PROBLEM
From the first line of the data below through the line holding "const height = 537", output each line exactly and leave the pictures out.

INFORMATION SUPPLIED
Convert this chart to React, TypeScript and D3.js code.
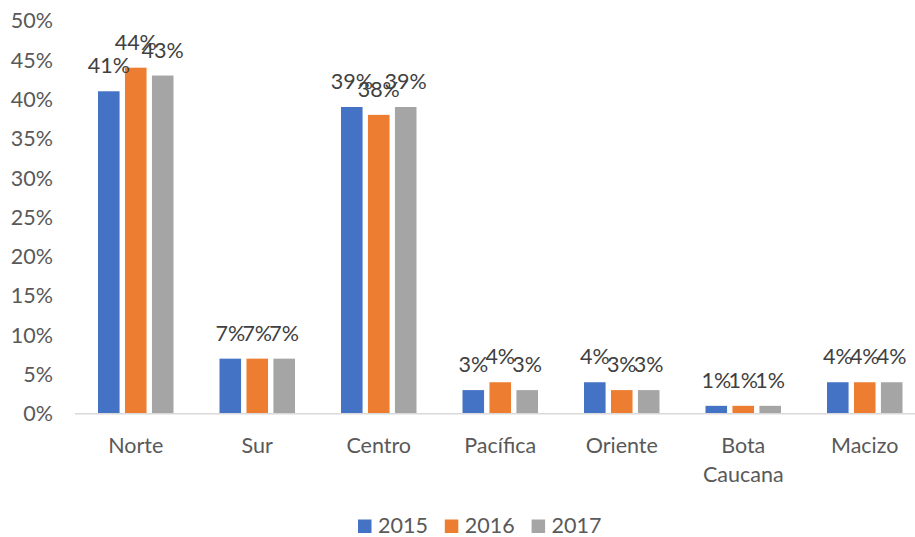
import React from 'react'
import * as d3 from 'd3'

const width = 915
const height = 537

const categories = ['Norte', 'Sur', 'Centro', 'Pacífica', 'Oriente', 'Bota Caucana', 'Macizo']
const years = ['2015', '2016', '2017']
const values2015 = [0.41, 0.07, 0.39, 0.03, 0.04, 0.01, 0.04]
const values2016 = [0.44, 0.07, 0.38, 0.04, 0.03, 0.01, 0.04]
const values2017 = [0.43, 0.07, 0.39, 0.03, 0.03, 0.01, 0.04]
const yTicks = [0, 0.05, 0.1, 0.15, 0.2, 0.25, 0.3, 0.35, 0.4, 0.45, 0.5]

const series = [values2015, values2016, values2017]
const colors = ['#4472C4', '#ED7D31', '#A5A5A5']
const textColor = '#595959'
const font = 'Lato, "Open Sans", sans-serif'
const fs = 21.5

const App = () => {
    // plot area runs past the right edge, as in the original
    const x0 = d3
        .scaleBand<string>()
        .domain(categories)
        .range([75, 925.5])
        .paddingInner(0.3786)
        .paddingOuter(0.1893)
    const x1 = d3
        .scaleBand<string>()
        .domain(years)
        .range([0, x0.bandwidth()])
        .paddingInner(0.2)
    const y = d3.scaleLinear().domain([0, 0.5]).range([413.7, 20.5])
    const pct = d3.format('.0%')

    return (
        <svg
            width={width}
            height={height}
            style={{ position: 'absolute', left: 0, top: 0, background: '#fff' }}
            fontFamily={font}
        >
            {yTicks.map(t => (
                <text
                    key={t}
                    x={53}
                    y={y(t)}
                    dy="0.36em"
                    textAnchor="end"
                    fontSize={fs}
                    fill={textColor}
                >
                    {pct(t)}
                </text>
            ))}

            {categories.map((c, ci) => (
                <g key={c} transform={`translate(${x0(c)}, 0)`}>
                    {series.map((vals, si) => (
                        <rect
                            key={si}
                            x={x1(years[si])}
                            y={y(vals[ci])}
                            width={x1.bandwidth()}
                            height={y(0) - y(vals[ci])}
                            fill={colors[si]}
                        />
                    ))}
                    {series.map((vals, si) => (
                        <text
                            key={'l' + si}
                            x={(x1(years[si]) || 0) + x1.bandwidth() / 2}
                            y={y(vals[ci]) - 18}
                            textAnchor="middle"
                            fontSize={fs}
                            fill="#404040"
                        >
                            {pct(vals[ci])}
                        </text>
                    ))}
                    <text
                        x={x0.bandwidth() / 2}
                        y={452.7}
                        textAnchor="middle"
                        fontSize={fs}
                        fill={textColor}
                    >
                        {c.split(' ').map((w, i) => (
                            <tspan key={w} x={x0.bandwidth() / 2} dy={i === 0 ? 0 : 29}>
                                {w}
                            </tspan>
                        ))}
                    </text>
                </g>
            ))}

            <line x1={75} x2={width} y1={y(0)} y2={y(0)} stroke="#D9D9D9" strokeWidth={1.5} />

            {years.map((yr, i) => (
                <g key={yr} transform={`translate(${358 + i * 86.8}, 0)`}>
                    <rect x={0} y={519.5} width={13.5} height={13.5} fill={colors[i]} />
                    <text x={20} y={532.5} fontSize={fs} fill={textColor}>
                        {yr}
                    </text>
                </g>
            ))}
        </svg>
    )
}

export default App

RESPONSE TO THE TASK
Convert this chart to React, TypeScript and D3.js code.
import React from 'react'
import * as d3 from 'd3'

const width = 915
const height = 537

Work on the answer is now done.